Именно тогда Гитлер сформулировал свой новый курс, рассчитанный на то, чтобы прочно укрепиться на завоеванных позициях и создать фундамент не какой-то временной власти, а «тысячелетнего рейха».
Громадной массе чиновников, хлынувших в новые карательные органы, следовало впредь действовать по заранее выработанным правилам.
На первых порах это привело к некоторому сокращению числа заключенных по приказу о применении «охранных арестов», то есть арестов без санкции прокурора. Так, общее число арестованных составляло в Пруссии на 31 июня 1933 г. 15 тыс. После «ночи длинных ножей» — 10 тыс. По словам премьер-министра Пруссии, на этом этапе желательно было создать у граждан «третьего рейха» впечатление о «реставрации их правовой защиты», о «конце произвола» и т. д. Но все это, разумеется, было камуфляжем.
На самом деле только после июня 1934 г. действительно начался организованный государственный террор.
Шел процесс нацификации государственного аппарата и создания органов насилия. Нацификация коснулась в первую очередь городских управлений (обер-бургомистров и бургомистров) и земельных властей (ландратов). Уже в 1935 г. из 2288 бургомистров и обер-бургомистров 1049 (47 процентов) были членами нацистской партии еще до захвата власти Гитлером, а 896 (31 процент) вступили в НСДАП после 30 января 1933 г.

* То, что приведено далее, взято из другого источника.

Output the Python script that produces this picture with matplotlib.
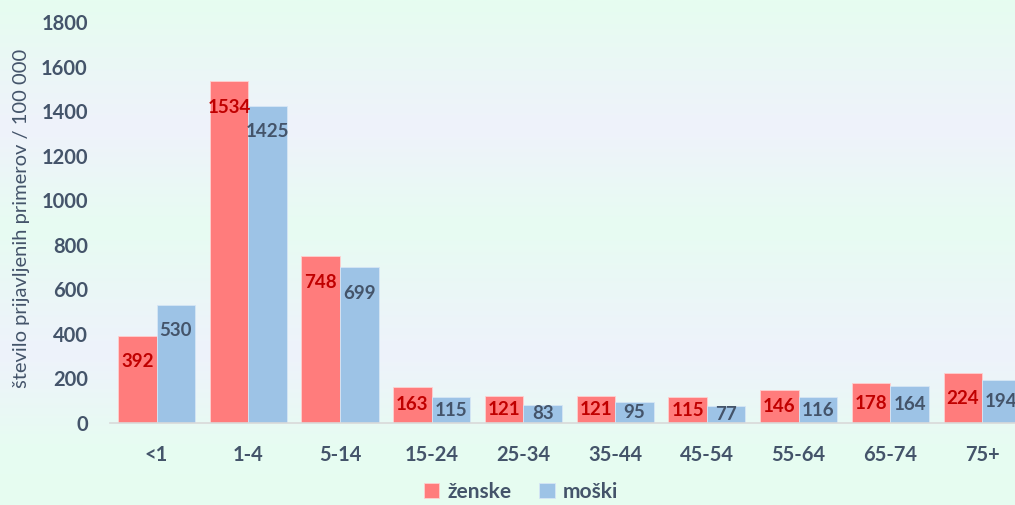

Только 485 чиновников городской бюрократии не были членами НСДАП. Из этой же официальной партийной статистики явствует, что в 1940 г. в Пруссии осталось всего 11 ландратов, не состоявших в нацистской партии. Во всей остальной Германии насчитывалось к тому времени только 304 ландрата, не являвшихся членами НСДАП.
Процесс сращивания нацистской партийной верхушки с руководством карательных органов рейха принял сразу после 1934 г. новые масштабы и формы. В партию нацистов хлынул огромный поток немецких обывателей, жаждавших приобщиться к власть имущим, получить свою долю государственного пирога, распределением которого целиком и полностью ведали нацистские бонзы разных степеней и рангов.
Количество членов нацистской партии к 1942 г. достигло почти 6 млн человек. По официальной статистике, в НСДАП состояло около 7,7 процента всех работающих жителей Германии. Статистика дает также любопытную картину роли отдельных слоев населения в нацистской партии: в 1936 г. в НСДАП состояло, например, 20 процентов всех чиновников нацистского рейха и 30 процентов учителей, в 1933–1934 гг. среди учителей была проведена чистка, в итоге которой старые кадры педагогов народных школ и гимназий были уволены по политическим или расовым мотивам и заменены бывшими кадровыми военными и лицами, известными своей преданностью нацистской партии, нацистской идеологии.